I’ll join you in court on Monday.

A first here, and a happy accident. Livening up an overnight stay in an Ibis in Calais prior to crossing tomorrow, with a bottle of Ernest Burn Pinot Blanc 2016 that was lingering in the cellar in Alsace, and needed drinking. And needed drinking was right, as there was a large secondary fermentation, to the point that it was almost like a crémant. Quite the most drinkable faulty wine that I’ve ever had, and actually making a good accompaniment to a paté lorrain . Good thing that our cellar is pretty cool…


Boo Hoo :sleepy:, my last post for 3 months, Uni work has ramped up to the last, so wine taking a back seat for a while. Having said that I will continue to monitor this thread and live vicariously through you all. So back to wine.

Wineglass Bay Louis Tasmanian Chardonnay 2018

What a delight, it’s a really well-made wine, there’s fruit, oak and acidity, and all put together perfectly. The buttery element that comes across on the palate and finish is the highlight. Rich and smooth but still refreshing. Thank you Tasmania.


Lamb shanks will be dismissed by the court- technically not a roast.
Omission on my part talking of technicalities- Herdwick MuttonShanks


Wish I’d got more than one bottle. One of the loveliest wines I’ve tasted in a while.


So the full line up included a Bollinger aperitif, a couple of years bottle age was just about as good as you’d expect of any NV. Rich and biscuity, just lovely.

The Bongran was quite exotic with yellow fruits but still lots of freshness. We then had the Hugel which was quite reticent, no crowd pleaser, but opened up with time. No rich oiliness as I’d hoped, just good yellow fruited maturity. Maybe past it’s best?

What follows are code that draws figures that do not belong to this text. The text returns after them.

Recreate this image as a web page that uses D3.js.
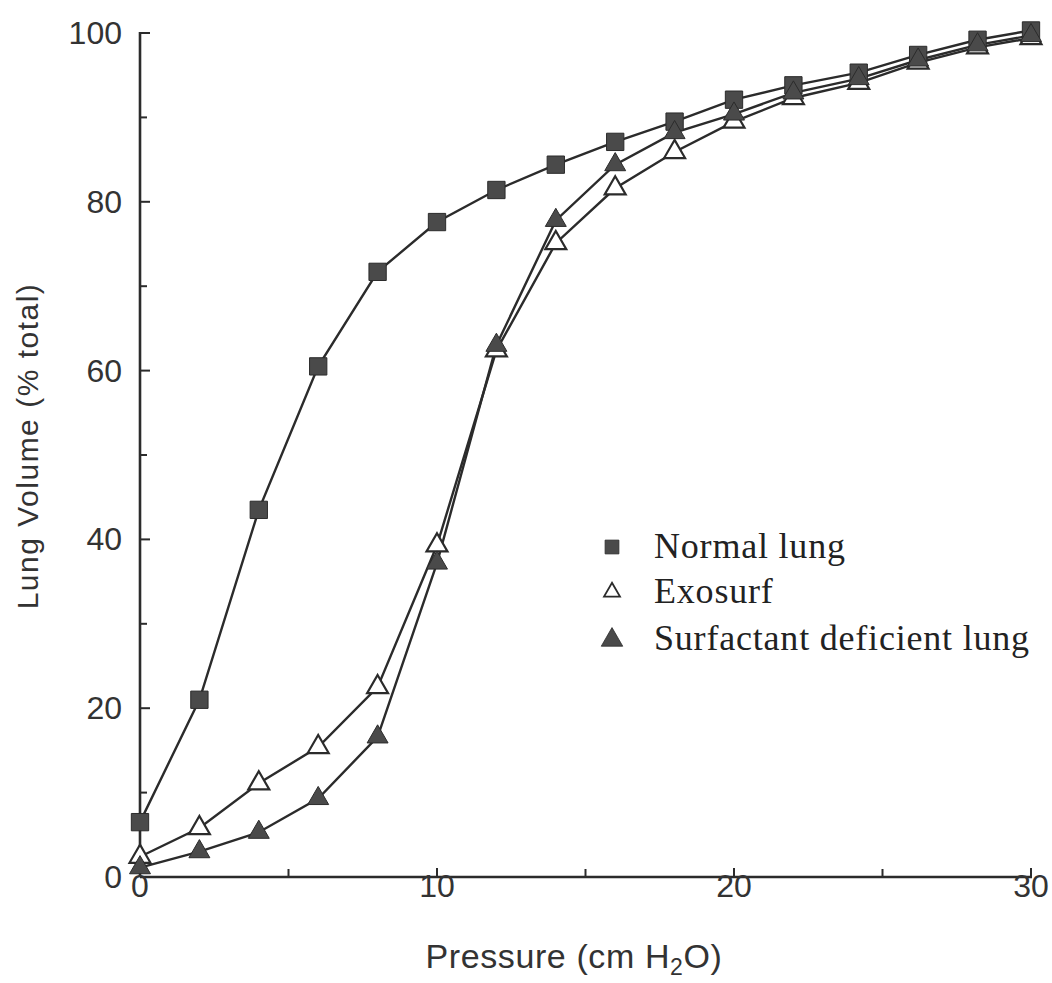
<!DOCTYPE html>
<html><head><meta charset="utf-8">
<script src="https://cdn.jsdelivr.net/npm/d3@7"></script>
<style>body{margin:0;background:#fff}svg{display:block}</style>
</head><body>
<svg id="c" width="1052" height="983"></svg>
<script>
const pressure = [0, 2, 4, 6, 8, 10, 12, 14, 16, 18, 20, 22, 24.2, 26.2, 28.2, 30];
const normalLung = [6.5, 21, 43.5, 60.5, 71.7, 77.6, 81.4, 84.4, 87.1, 89.5, 92.1, 93.8, 95.3, 97.4, 99.2, 100.3];
const exosurf = [2.4, 5.8, 11.1, 15.4, 22.5, 39.3, 62.4, 75.1, 81.6, 85.9, 89.5, 92.3, 94.1, 96.5, 98.3, 99.4];
const surfDeficient = [1.1, 3.0, 5.3, 9.3, 16.6, 37.2, 63.0, 77.8, 84.4, 88.2, 90.4, 92.9, 94.6, 96.8, 98.6, 99.7];
const xTicks = [0, 10, 20, 30];
const yTicks = [0, 20, 40, 60, 80, 100];
const seriesNames = ["Normal lung", "Exosurf", "Surfactant deficient lung"];

const svg = d3.select("#c");
const x = d3.scaleLinear().domain([0, 30]).range([140, 1031]);
const y = d3.scaleLinear().domain([0, 100]).range([877, 33]);
const ink = "#2b2b2b";

// axes
const g = svg.append("g");
g.append("line").attr("x1", x(0)).attr("x2", x(0)).attr("y1", y(100) - 1).attr("y2", y(0))
  .attr("stroke", ink).attr("stroke-width", 2.6);
g.append("line").attr("x1", x(0)).attr("x2", x(30) + 1).attr("y1", y(0)).attr("y2", y(0))
  .attr("stroke", ink).attr("stroke-width", 2.6);
// y ticks (inside)
d3.range(0, 101, 10).forEach(v => {
  g.append("line").attr("x1", x(0)).attr("x2", x(0) + (v % 20 === 0 ? 10 : 7))
    .attr("y1", y(v)).attr("y2", y(v)).attr("stroke", ink).attr("stroke-width", 2);
});
// x ticks (inside)
d3.range(5, 31, 5).forEach(v => {
  g.append("line").attr("x1", x(v)).attr("x2", x(v))
    .attr("y1", y(0)).attr("y2", y(0) - (v % 10 === 0 ? 9 : 8)).attr("stroke", ink).attr("stroke-width", 2);
});
const sans = "'Liberation Sans', Arial, sans-serif";
g.selectAll(".yl").data(yTicks).enter().append("text")
  .attr("x", 122).attr("y", d => y(d) + 11).attr("text-anchor", "end")
  .attr("font-family", sans).attr("font-size", 32).attr("fill", "#333").text(d => d);
g.selectAll(".xl").data(xTicks).enter().append("text")
  .attr("x", d => x(d)).attr("y", 897).attr("text-anchor", "middle")
  .attr("font-family", sans).attr("font-size", 32).attr("fill", "#333").text(d => d);

// axis titles
const xt = svg.append("text").attr("x", 574).attr("y", 968).attr("text-anchor", "middle")
  .attr("font-family", sans).attr("font-size", 34).attr("letter-spacing", 0.6).attr("fill", "#333");
xt.append("tspan").text("Pressure (cm H");
xt.append("tspan").attr("font-size", 23).attr("dy", 7).text("2");
xt.append("tspan").attr("dy", -7).text("O)");
svg.append("text").attr("transform", "translate(38,446) rotate(-90)").attr("text-anchor", "middle")
  .attr("font-family", sans).attr("font-size", 30).attr("letter-spacing", 1.5).attr("fill", "#333")
  .text("Lung Volume (% total)");

// series
const line = d3.line().x(d => x(d[0])).y(d => y(d[1]));
const sets = [normalLung, exosurf, surfDeficient];
const symSquare = d3.symbol().type(d3.symbolSquare).size(300);
const symTri = d3.symbol().type(d3.symbolTriangle).size(190);
sets.forEach(vals => {
  const pts = pressure.map((p, i) => [p, vals[i]]);
  svg.append("path").attr("d", line(pts)).attr("fill", "none").attr("stroke", ink).attr("stroke-width", 2.4);
});
sets.forEach((vals, si) => {
  const pts = pressure.map((p, i) => [p, vals[i]]);
  svg.selectAll(null).data(pts).enter().append("path")
    .attr("transform", d => `translate(${x(d[0])},${y(d[1])})`)
    .attr("d", si === 0 ? symSquare() : symTri())
    .attr("fill", si === 1 ? "#fff" : "#4a4a4a")
    .attr("stroke", ink).attr("stroke-width", si === 1 ? 2.2 : 1);
});

// legend
const serif = "'Liberation Serif', 'Times New Roman', serif";
const leg = svg.append("g");
const legY = [558, 603, 650];
const legSym = [
  d3.symbol().type(d3.symbolSquare).size(190)(),
  d3.symbol().type(d3.symbolTriangle).size(110)(),
  d3.symbol().type(d3.symbolTriangle).size(200)()
];
seriesNames.forEach((n, i) => {
  leg.append("path").attr("transform", `translate(612,${legY[i] - (i === 2 ? 10 : 11)})`)
    .attr("d", legSym[i]).attr("fill", i === 1 ? "#fff" : "#4a4a4a")
    .attr("stroke", ink).attr("stroke-width", i === 1 ? 1.8 : 0.8);
  leg.append("text").attr("x", 654).attr("y", legY[i])
    .attr("font-family", serif).attr("font-size", 36).attr("letter-spacing", 0.8).attr("fill", "#222").text(n);
});
</script>
</body></html>
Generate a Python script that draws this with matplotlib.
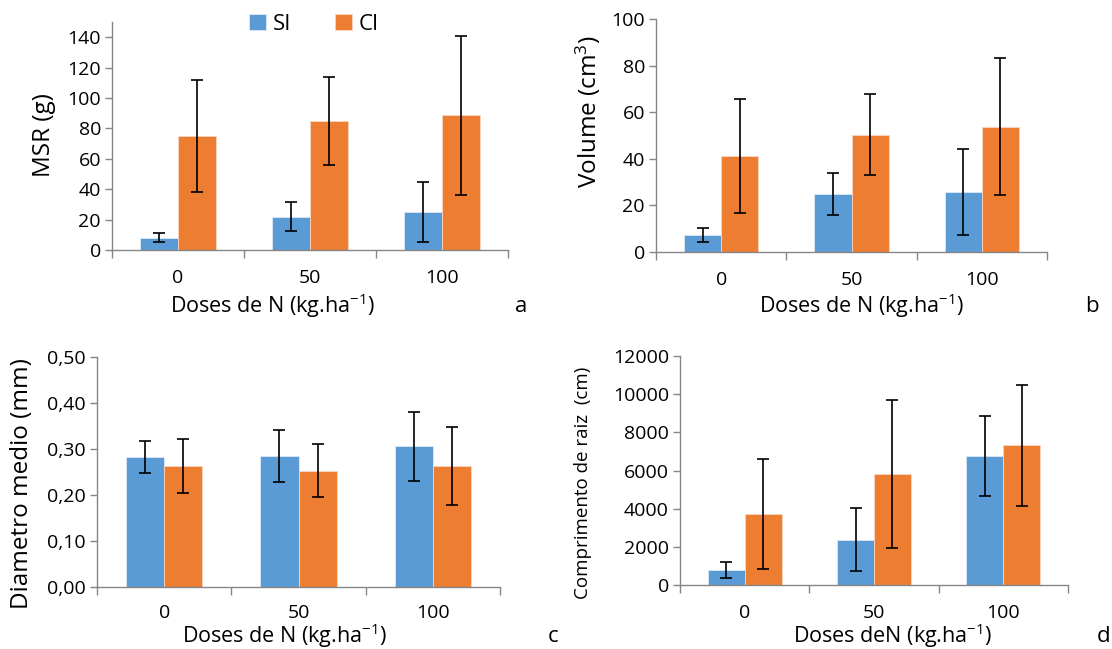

The Melton Nine Popes was just magnificent. On opening, I’d thought it was past it’s best, but later in glass this was my WOTN, such balanced sweetness, richness, everything you’d hope of a Cheateauneuf, but somehow more.

The Muntada was super, my first experience of this wine. Syrah dominant blend but no Northern Rhone pepperiness.
Lots of lilies on the nose, much more savoury than the Nine Popes (old world vs new), not what I expected, but not disappointed either. Very classy.

The Flaccianello was more like the Nine Popes in character, sweeter, richer, yet still old world, also my first experience. This is great stuff, I perhaps needed more time to fully appreciate. Sublime balance.

We actually had the Marestel (Friday night leftovers) afterwards, leading the dessert, the apple notes working well with the apple-almond pudding. The Coutet 2003 was a great match.